Copy from the first line below down to and including the line with "from bokeh.resources import INLINE". Skip the pictures.

─── RECORDED DATA

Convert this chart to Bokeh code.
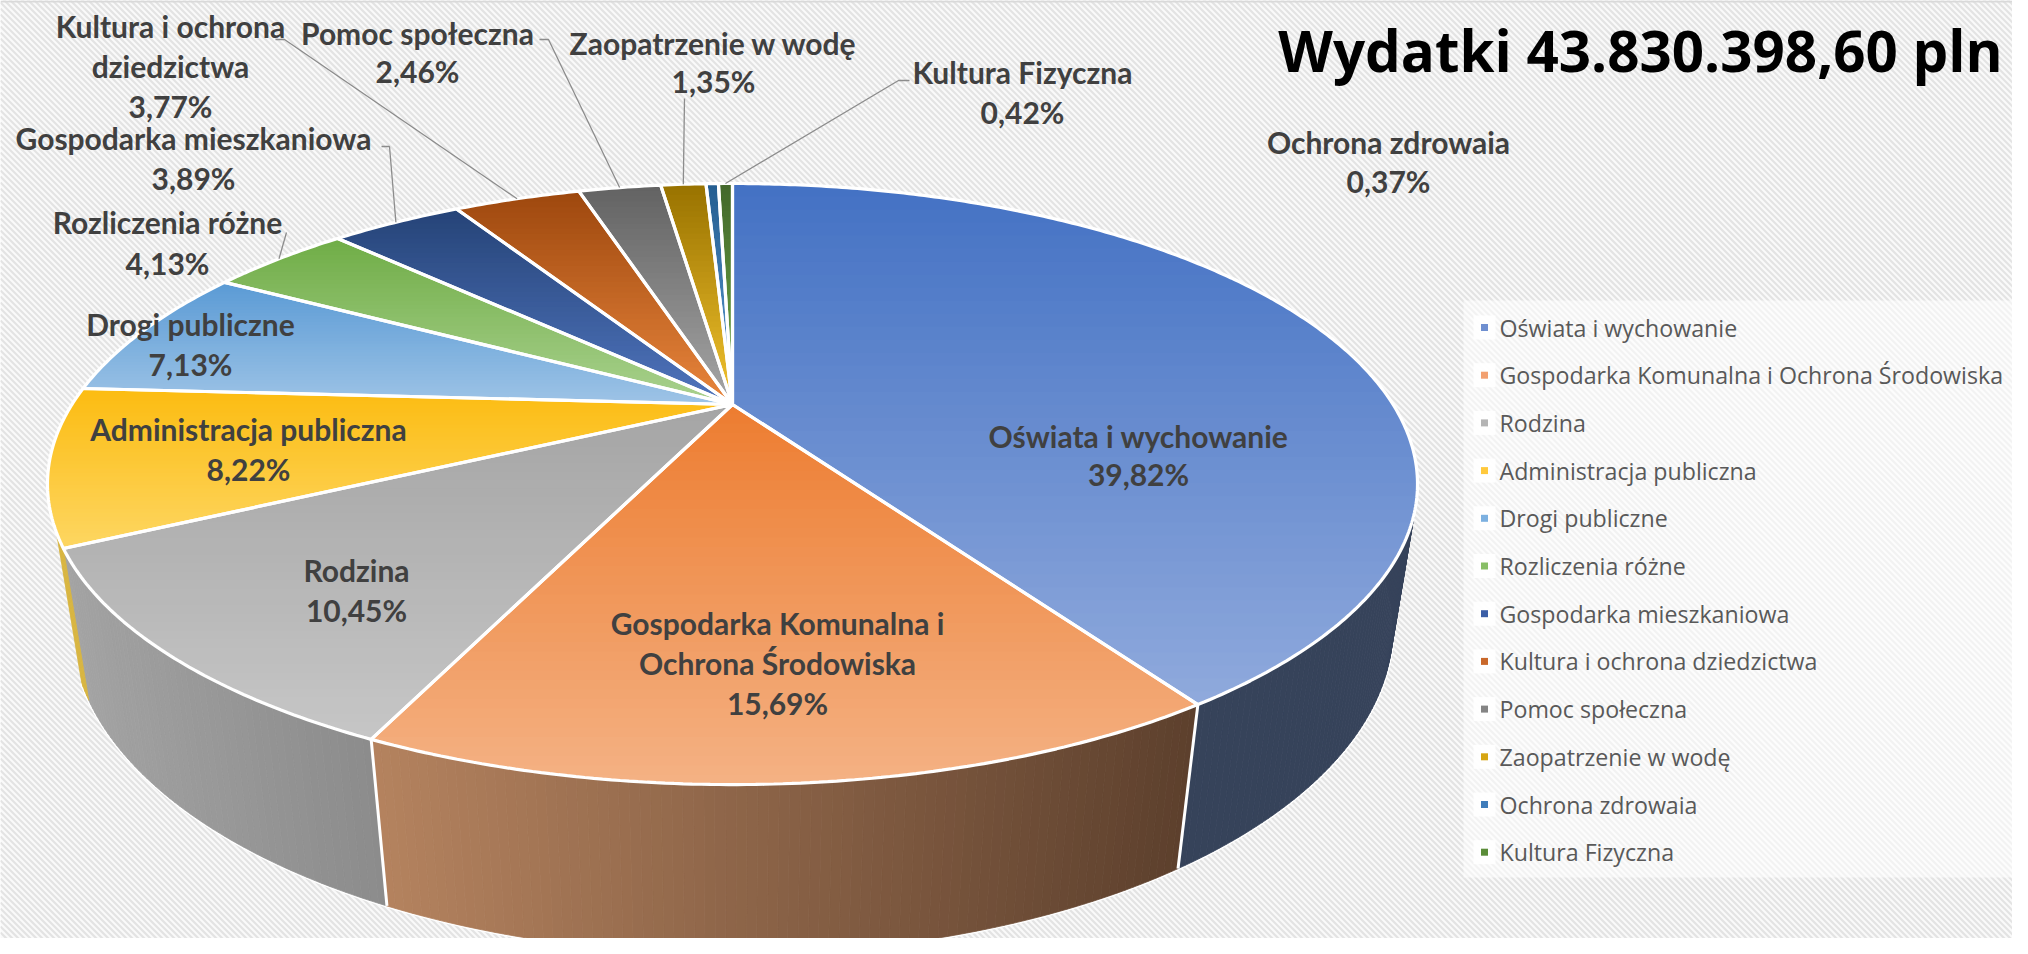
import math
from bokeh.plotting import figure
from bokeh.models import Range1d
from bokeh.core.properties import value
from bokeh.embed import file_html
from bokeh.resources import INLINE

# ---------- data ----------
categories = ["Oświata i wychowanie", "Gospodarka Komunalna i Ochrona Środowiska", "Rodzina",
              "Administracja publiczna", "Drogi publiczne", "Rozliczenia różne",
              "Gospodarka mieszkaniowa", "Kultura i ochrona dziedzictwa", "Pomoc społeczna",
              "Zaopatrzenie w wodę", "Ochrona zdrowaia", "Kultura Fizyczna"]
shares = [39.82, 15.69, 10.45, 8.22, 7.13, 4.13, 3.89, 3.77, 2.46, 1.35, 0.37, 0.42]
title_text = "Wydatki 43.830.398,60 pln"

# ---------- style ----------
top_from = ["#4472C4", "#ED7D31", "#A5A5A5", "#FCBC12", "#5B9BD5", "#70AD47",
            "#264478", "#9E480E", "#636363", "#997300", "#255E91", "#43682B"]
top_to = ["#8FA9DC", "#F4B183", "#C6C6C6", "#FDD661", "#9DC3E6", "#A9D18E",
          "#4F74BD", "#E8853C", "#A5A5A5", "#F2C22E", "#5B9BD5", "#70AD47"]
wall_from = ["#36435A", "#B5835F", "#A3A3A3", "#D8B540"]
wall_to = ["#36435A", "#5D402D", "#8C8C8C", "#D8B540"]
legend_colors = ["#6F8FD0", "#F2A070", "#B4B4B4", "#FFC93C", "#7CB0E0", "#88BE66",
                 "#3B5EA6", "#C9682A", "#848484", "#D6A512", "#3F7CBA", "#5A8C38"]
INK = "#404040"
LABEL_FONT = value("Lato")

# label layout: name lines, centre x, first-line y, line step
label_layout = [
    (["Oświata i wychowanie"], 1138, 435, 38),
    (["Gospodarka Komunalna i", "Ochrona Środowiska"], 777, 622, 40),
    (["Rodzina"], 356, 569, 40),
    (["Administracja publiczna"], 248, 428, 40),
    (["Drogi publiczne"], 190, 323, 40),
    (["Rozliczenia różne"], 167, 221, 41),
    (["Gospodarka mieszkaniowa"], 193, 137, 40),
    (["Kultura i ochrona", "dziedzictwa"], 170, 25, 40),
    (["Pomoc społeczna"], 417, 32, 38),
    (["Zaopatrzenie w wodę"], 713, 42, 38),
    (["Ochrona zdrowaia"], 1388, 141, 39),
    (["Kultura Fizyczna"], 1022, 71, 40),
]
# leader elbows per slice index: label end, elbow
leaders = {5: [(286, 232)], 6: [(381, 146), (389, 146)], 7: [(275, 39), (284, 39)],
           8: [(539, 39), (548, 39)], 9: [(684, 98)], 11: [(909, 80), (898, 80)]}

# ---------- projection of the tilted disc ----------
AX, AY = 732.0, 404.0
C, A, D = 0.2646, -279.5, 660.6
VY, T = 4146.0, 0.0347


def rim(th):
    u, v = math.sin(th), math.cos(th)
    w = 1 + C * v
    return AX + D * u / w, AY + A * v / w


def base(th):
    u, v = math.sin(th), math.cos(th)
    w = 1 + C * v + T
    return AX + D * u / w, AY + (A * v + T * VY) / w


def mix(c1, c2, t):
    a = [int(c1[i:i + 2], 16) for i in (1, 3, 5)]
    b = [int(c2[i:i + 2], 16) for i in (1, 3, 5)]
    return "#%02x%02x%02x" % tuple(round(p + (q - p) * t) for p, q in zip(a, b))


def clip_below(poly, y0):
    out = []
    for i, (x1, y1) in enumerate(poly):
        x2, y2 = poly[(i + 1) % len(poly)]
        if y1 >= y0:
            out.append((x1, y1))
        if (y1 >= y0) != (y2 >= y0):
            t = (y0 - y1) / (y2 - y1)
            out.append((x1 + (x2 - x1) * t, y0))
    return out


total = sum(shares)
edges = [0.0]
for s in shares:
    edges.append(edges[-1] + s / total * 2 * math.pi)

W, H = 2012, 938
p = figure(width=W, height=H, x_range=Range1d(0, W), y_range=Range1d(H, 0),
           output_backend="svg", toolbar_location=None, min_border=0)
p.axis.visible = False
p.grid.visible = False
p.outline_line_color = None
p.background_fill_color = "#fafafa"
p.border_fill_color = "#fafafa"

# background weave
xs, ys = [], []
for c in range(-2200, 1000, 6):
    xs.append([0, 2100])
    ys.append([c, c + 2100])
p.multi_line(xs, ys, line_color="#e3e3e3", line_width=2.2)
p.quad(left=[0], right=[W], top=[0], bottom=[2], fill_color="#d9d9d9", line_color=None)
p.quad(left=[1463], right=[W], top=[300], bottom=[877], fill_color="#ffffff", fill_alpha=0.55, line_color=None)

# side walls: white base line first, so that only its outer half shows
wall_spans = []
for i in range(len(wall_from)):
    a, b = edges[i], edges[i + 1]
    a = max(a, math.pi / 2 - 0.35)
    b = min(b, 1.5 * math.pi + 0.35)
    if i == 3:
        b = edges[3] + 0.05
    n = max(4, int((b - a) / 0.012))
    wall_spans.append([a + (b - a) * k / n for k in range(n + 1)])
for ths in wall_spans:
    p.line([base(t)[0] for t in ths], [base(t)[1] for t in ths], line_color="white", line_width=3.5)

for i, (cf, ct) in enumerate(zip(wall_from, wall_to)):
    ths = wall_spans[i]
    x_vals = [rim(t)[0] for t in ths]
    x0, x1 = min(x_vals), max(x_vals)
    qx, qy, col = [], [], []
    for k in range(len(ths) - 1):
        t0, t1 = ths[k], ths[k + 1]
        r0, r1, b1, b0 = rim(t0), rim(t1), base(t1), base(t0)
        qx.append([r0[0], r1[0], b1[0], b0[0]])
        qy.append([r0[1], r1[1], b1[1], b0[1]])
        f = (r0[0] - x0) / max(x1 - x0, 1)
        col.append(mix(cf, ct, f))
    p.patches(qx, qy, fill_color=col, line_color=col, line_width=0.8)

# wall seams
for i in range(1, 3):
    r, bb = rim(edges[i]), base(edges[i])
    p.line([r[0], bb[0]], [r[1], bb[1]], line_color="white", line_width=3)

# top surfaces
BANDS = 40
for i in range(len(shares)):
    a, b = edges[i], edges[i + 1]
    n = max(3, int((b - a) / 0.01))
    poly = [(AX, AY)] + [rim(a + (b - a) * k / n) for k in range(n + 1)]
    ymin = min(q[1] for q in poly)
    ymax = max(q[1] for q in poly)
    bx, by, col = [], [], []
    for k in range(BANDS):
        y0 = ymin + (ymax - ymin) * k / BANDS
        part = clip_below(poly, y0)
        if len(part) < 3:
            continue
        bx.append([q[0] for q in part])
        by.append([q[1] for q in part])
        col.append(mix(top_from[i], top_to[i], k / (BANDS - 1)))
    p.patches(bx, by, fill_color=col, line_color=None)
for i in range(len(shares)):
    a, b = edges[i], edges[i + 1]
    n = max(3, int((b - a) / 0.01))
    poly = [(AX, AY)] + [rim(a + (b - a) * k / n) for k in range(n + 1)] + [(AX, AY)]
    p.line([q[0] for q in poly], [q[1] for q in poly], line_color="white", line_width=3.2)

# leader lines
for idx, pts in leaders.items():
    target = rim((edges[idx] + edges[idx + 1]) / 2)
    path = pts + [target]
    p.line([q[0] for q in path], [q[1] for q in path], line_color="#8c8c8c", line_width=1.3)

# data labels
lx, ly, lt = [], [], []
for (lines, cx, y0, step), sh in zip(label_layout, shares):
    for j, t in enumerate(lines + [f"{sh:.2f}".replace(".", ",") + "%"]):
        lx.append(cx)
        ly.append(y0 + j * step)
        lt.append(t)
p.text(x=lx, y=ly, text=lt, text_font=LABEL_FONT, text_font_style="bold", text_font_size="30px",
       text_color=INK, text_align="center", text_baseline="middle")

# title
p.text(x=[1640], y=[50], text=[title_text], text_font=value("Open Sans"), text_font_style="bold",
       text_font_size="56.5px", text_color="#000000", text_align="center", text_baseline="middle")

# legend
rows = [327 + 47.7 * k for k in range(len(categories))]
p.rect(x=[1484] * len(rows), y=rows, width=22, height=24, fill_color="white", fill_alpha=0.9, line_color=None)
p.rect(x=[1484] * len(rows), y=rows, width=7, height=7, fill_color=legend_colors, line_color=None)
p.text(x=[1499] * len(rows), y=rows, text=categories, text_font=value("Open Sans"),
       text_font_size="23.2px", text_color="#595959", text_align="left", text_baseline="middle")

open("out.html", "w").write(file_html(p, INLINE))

──────

→ EXERCISE SOLUTION
Convert this chart to Bokeh code.
import math
from bokeh.plotting import figure
from bokeh.models import Range1d
from bokeh.core.properties import value
from bokeh.embed import file_html
from bokeh.resources import INLINE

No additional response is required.